**Short task:**
Return precisely the span of lines from the top of the material below to the line containing "const H = 407;", both included. Pictures are excluded.

**Recorded information:**
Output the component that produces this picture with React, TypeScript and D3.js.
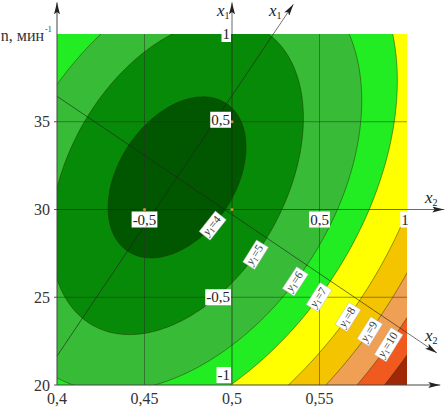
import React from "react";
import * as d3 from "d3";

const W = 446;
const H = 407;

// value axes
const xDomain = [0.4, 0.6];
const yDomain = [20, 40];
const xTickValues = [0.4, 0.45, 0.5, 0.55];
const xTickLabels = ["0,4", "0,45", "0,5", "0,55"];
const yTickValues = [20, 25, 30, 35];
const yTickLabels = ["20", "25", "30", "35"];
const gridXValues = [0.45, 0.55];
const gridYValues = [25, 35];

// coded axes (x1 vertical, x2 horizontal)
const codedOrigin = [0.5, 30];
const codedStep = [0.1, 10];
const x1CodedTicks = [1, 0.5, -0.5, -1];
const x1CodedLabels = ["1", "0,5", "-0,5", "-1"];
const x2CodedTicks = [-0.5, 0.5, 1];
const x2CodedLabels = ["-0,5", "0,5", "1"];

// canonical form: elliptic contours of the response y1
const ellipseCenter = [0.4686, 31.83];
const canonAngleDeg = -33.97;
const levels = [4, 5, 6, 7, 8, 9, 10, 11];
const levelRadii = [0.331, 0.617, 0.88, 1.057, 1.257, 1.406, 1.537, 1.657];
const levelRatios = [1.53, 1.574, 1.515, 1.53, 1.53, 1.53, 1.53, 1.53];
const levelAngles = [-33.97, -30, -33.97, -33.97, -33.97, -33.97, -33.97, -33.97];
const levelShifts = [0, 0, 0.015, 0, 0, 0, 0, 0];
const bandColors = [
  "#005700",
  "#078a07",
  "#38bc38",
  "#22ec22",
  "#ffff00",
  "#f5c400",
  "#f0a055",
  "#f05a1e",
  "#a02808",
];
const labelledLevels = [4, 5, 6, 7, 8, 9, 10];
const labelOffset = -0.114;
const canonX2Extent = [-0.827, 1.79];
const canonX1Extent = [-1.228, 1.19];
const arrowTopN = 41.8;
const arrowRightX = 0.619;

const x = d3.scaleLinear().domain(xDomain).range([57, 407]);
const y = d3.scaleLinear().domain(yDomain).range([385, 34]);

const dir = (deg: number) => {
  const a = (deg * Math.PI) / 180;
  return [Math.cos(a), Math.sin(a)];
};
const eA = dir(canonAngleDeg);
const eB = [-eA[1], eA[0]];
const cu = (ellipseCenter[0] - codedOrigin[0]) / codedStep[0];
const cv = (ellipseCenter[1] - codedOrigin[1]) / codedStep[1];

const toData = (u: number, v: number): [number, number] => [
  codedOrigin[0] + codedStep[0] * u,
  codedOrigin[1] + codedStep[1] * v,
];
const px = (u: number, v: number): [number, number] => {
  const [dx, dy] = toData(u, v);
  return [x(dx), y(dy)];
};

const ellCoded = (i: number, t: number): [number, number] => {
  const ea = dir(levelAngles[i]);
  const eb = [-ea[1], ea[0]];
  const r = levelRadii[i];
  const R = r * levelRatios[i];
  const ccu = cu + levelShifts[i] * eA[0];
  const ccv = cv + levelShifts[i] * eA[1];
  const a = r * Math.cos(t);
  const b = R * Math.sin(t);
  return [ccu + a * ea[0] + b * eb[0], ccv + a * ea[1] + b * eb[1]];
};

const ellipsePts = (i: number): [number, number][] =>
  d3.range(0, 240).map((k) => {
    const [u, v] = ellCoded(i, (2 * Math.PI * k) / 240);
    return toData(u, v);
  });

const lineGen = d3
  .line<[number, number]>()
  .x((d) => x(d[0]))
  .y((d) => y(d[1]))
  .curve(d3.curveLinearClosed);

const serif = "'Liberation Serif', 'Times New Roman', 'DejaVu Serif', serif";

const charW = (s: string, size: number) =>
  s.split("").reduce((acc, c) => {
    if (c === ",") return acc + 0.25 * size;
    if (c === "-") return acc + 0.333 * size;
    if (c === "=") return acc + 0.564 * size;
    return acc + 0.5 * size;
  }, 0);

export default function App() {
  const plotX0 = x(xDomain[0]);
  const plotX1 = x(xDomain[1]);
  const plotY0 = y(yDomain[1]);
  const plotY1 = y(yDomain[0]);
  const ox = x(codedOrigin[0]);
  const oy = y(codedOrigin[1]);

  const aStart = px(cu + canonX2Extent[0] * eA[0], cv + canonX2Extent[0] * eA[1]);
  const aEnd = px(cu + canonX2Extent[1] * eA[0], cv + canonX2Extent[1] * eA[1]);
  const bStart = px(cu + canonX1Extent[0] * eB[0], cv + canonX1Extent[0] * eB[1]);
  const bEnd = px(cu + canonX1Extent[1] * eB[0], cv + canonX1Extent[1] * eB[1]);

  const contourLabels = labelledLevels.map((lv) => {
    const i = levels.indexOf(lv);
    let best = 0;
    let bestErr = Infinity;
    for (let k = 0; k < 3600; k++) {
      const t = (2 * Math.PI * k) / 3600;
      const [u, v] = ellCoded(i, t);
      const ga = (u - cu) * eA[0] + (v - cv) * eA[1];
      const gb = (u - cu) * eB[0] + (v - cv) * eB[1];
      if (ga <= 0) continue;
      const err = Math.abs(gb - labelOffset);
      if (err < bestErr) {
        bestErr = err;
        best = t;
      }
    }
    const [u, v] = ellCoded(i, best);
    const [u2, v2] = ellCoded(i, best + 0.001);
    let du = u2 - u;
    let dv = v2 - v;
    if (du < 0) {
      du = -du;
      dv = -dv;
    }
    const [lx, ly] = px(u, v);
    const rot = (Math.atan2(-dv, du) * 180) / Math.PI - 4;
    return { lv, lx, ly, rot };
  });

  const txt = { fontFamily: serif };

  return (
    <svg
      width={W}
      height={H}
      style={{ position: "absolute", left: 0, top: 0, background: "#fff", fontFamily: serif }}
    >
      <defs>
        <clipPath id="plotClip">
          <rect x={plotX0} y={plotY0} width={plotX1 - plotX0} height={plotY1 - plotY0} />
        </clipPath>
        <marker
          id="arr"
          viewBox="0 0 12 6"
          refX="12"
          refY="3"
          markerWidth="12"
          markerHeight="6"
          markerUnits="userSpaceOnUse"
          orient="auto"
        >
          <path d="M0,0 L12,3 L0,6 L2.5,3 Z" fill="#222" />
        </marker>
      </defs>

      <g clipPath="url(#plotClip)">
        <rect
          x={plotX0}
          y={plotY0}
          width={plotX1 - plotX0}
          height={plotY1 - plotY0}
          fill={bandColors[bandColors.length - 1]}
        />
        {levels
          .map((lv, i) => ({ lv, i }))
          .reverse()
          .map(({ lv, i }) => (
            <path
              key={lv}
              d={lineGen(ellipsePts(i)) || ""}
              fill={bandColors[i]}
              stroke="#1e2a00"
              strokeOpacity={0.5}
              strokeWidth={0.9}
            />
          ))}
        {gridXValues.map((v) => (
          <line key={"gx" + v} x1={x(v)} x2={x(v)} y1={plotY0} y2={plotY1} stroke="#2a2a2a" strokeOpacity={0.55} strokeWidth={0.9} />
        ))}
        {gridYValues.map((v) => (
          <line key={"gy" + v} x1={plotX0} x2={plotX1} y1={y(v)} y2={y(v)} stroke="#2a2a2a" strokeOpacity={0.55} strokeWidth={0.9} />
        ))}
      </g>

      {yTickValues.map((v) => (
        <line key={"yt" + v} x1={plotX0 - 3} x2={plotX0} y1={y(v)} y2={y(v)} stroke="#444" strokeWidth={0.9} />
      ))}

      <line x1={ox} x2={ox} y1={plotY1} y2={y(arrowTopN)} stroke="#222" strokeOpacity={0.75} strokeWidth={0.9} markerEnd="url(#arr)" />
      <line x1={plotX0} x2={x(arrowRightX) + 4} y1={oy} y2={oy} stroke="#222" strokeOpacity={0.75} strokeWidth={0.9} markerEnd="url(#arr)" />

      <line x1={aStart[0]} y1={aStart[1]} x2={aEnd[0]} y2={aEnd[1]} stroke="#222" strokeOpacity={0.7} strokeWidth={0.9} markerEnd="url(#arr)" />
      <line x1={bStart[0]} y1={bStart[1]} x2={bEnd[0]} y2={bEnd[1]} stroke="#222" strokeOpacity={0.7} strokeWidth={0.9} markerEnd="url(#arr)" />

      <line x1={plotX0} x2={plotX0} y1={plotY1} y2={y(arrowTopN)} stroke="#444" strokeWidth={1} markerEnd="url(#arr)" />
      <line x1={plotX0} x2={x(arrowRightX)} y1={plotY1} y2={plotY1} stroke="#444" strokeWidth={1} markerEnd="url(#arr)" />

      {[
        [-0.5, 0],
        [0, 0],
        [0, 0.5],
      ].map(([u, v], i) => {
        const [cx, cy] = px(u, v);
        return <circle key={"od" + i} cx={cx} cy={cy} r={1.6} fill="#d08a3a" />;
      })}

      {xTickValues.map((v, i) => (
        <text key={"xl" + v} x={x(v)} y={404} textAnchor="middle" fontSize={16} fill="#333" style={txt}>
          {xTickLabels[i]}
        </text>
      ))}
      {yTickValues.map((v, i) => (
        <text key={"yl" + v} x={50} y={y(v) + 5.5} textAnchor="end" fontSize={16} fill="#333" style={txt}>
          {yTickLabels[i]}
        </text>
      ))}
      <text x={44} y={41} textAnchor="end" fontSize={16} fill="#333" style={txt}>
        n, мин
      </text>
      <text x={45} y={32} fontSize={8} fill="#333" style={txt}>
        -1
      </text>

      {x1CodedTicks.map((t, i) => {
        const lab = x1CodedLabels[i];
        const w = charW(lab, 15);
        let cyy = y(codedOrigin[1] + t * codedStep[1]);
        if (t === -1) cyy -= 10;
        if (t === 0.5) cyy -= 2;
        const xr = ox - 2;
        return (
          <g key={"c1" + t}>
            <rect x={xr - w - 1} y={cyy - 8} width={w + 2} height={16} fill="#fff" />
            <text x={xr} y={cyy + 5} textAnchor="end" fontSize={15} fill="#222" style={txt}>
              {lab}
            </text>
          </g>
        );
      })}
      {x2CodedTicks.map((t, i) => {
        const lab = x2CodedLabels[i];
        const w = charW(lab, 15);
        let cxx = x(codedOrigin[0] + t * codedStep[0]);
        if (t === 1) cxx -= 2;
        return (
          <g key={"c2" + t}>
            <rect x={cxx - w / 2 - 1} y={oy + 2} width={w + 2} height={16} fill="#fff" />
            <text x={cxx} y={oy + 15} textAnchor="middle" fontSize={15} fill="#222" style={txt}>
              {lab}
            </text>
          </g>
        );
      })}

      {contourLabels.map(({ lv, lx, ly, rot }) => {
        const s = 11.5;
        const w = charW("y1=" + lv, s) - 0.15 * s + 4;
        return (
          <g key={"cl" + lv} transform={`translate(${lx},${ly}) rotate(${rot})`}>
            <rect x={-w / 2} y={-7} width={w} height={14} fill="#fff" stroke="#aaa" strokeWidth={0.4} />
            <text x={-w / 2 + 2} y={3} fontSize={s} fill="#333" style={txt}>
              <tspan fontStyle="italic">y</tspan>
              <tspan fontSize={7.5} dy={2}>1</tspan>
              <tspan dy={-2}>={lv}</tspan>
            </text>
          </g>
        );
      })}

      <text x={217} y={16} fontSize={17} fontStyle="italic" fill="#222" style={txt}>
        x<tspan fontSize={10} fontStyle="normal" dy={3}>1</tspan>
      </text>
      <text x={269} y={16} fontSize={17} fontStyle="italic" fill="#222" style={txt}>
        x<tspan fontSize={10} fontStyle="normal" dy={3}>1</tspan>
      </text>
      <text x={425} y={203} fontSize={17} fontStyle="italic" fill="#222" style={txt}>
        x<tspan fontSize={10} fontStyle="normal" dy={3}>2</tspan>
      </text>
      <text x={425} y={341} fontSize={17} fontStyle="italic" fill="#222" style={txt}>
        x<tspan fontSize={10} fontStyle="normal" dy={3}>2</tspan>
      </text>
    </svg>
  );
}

**Correct response:**
Output the component that produces this picture with React, TypeScript and D3.js.
import React from "react";
import * as d3 from "d3";

const W = 446;
const H = 407;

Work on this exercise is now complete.